Their photos were also posted on a website that encouraged Germans to attack them.
Germany today is ruled by baby boomers, a generation they call the "68ers." These former hippies initiated a cultural revolution in Germany in the name of more freedom.
But it also brought intolerance.
Monika Ebeling was an equal rights officer who decided men's rights were as important as women's rights. She started working to help men in divorce cases.
Because of it, she was removed from her job.
"I did nothing wrong. But it is not politically correct in Germany to help men as well as women," she explained.
"And this was the reason I was fired. They said they did not want a man's rights officer, but a women's rights officer," she said.
Ebeling became a lightning rod for Germany's feminists, who believe men are a problem. In her next job, she became a kindergarten principal, and they tried to get her fired again.
"The feminists try to tell us that men have more rights. But its not true.
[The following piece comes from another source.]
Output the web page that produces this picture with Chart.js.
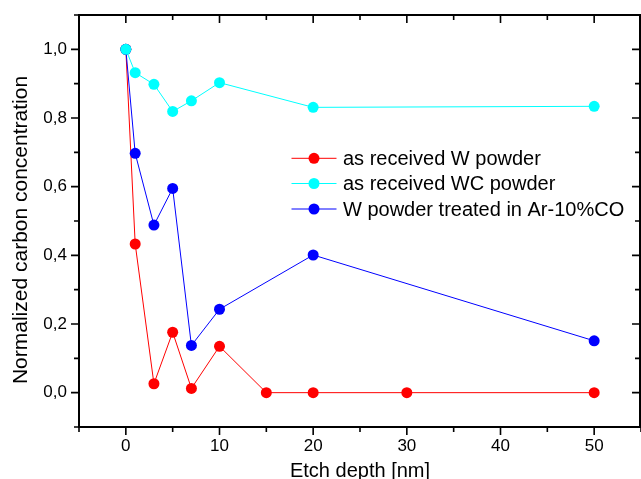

We've reversed the situation where woman now have more rights than men," she said.
But the casualties of political correctness - the Germans who have seen their careers ruined - have helped gradually change the debate in Germany.
Polls show fewer and fewer Germans now believe climate change is a serious problem.
And topics like Muslim immigration and feminism are being vigorously debated. The 68ers are aging and passing from the scene.
Herman said Germany is already changing
"The 68ers are gradually leaving their positions. Those succeeding them are more ambivalent," she explained.
"Many of the young people oppose them and, above all, the people in this country for whom faith is important, are raising their voices again," she said.